Director Robert Lepage
Director Robert Lepage

Author Information

Gerald PRATLEY, OC, LLD, started his career as film critic with the CBC. In 1969, he founded the Ontario Film Institute which he directed until 1990. He has written several books and numerous articles on film, including Torn Sprockets, a history of Canadian cinema. He taught Film History in universities in Toronto and Waterloo, Canada and holds three honorary degrees from Canadian and US universities. 

Gerald A. Pratley (1923-2011) was born and educated in London, England, and came to Canada in 1946. He started working in Toronto for the CBC as a scriptwriter. He was drawn toward working in motion pictures, and became, in 1948, the CBC's first film critic and commentator.

Gerald Pratley broadcast three programmes a week, Pratley at the Movies, The Movie Scene, Music From the Films, and others, until 1975. During this time he also became the first post-war chairman of the Toronto Film Society, chairman of the Toronto and District Film Council and co-founder of the A-G-E Film Society and correspondent for international magazines such as Films and Filming, Film In Review, Variety, Hollywood Quarterly and International Film Guide. During the 1950s he wrote for Canadian Film Weekly and Canadian Film Digest.

He became known as a speaker on all aspects of motion picture art and industry, and was invited to teach film history at the University of Toronto, York University, University of Waterloo, Seneca College and Ryerson Polytechnical University, with individual lectures being given at many other Canadian and US universities and colleges. He has served as a member of various judging panels of competitions and festivals, being one of the members of the first Canadian Film Awards in 1949.
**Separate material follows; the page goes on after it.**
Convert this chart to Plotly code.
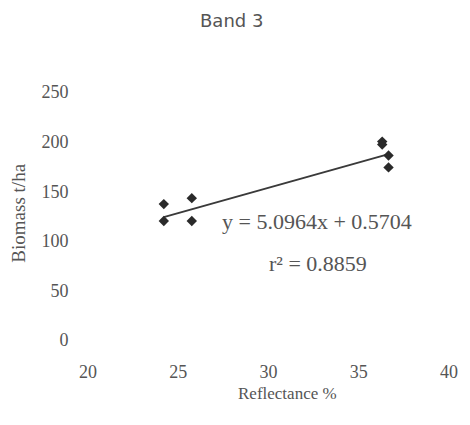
import plotly.graph_objects as go

# Data
reflectance = [24.2, 24.2, 25.75, 25.75, 36.3, 36.3, 36.65, 36.65]
biomass = [137, 120, 143, 120, 200, 197, 186, 174]

slope = 5.0964
intercept = 0.5704
r_squared = 0.8859

x_ticks = [20, 25, 30, 35, 40]
y_ticks = [0, 50, 100, 150, 200, 250]

x_fit = [min(reflectance), max(reflectance)]
y_fit = [slope * v + intercept for v in x_fit]

serif = "Liberation Serif, Times New Roman, serif"
grey = "#555555"

fig = go.Figure()
fig.add_trace(go.Scatter(
    x=x_fit, y=y_fit, mode="lines",
    line=dict(color="#3a3a3a", width=2),
    showlegend=False, hoverinfo="skip"))
fig.add_trace(go.Scatter(
    x=reflectance, y=biomass, mode="markers",
    marker=dict(symbol="diamond", size=8, color="#2a2a2a"),
    showlegend=False))

def ann(text, x, y, size, family=serif, angle=0):
    return dict(text=text, x=x, y=y, xref="paper", yref="paper",
                xanchor="center", yanchor="middle", showarrow=False,
                textangle=angle, font=dict(family=family, size=size, color=grey))

fig.update_layout(
    width=470, height=425,
    margin=dict(l=88, r=13, t=92, b=85),
    paper_bgcolor="white", plot_bgcolor="white",
    font=dict(family=serif, color=grey, size=18),
    xaxis=dict(range=[20, 40], tickvals=x_ticks, showgrid=False, zeroline=False,
               showline=False, ticks="outside", ticklen=15, tickcolor="rgba(0,0,0,0)",
               tickfont=dict(family=serif, size=18, color=grey)),
    yaxis=dict(range=[0, 250], tickvals=y_ticks, showgrid=False, zeroline=False,
               showline=False, ticks="outside", ticklen=15, tickcolor="rgba(0,0,0,0)",
               tickfont=dict(family=serif, size=18, color=grey)),
    annotations=[
        ann("Band 3", 0.398, 1.29, 18, family="DejaVu Sans"),
        ann("y = 5.0964x + 0.5704", 0.634, 0.476, 22),
        ann("r² = 0.8859", 0.637, 0.31, 22),
        ann("Reflectance %", 0.553, -0.214, 17),
        ann("Biomass t/ha", -0.195, 0.512, 19, angle=-90),
    ],
)

fig.write_html("out.html")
From 1970 to 1975 he was the director of the Stratford (Ontario) International Film Festival, and from 1969 to 1976 he was Chairman of the International Jury of the Canadian Film Awards. He has attended all the world's leading festivals of film, and in particular, for 30 years, the Cannes Festival as CBC correspondent. He has written six books, The Films of Frankenheimer: Forty Years in Film; The Cinema of John Frankenheimer; The Cinema of Otto Preminger; The Cinema of David Lean; The Cinema of John Huston, and Torn Sprockets, a history of the Canadian cinema.

Gerald Pratley has served on the Advisory Boards of the film departments of Ryerson Polytechnical University and Humber College, and as a member of the programme committee of TV Ontario. In 1968 he became the founder-director of the Ontario Film Institute of the Province of Ontario, an organization which has distinguished itself in archival holdings and public service and is known since 1990 as the Cinematheque of Ontario. He taught Film History courses at the Department of Film and Photography, Ryerson Polytechnic University, Toronto and the University of Waterloo.

In 1984, Gerald Pratley was made a Member of the Order of Canada and in 2003 Officer of the Order of Canada for his service to Canada through film appreciation. He holds Honorary Degrees in Letters and Fine Arts from York and Waterloo Universities (Ont., Canada) and Bowling Green State University (Ohio, USA).

In 2002, Gerald Pratley received a Special Genie Award from the Academy of Canadian Cinema & Television in recognition of his lifelong dedication to the promotion and his exceptional support of Canadian cinema.

He died on 14 March 2011 in Ontario, Canada.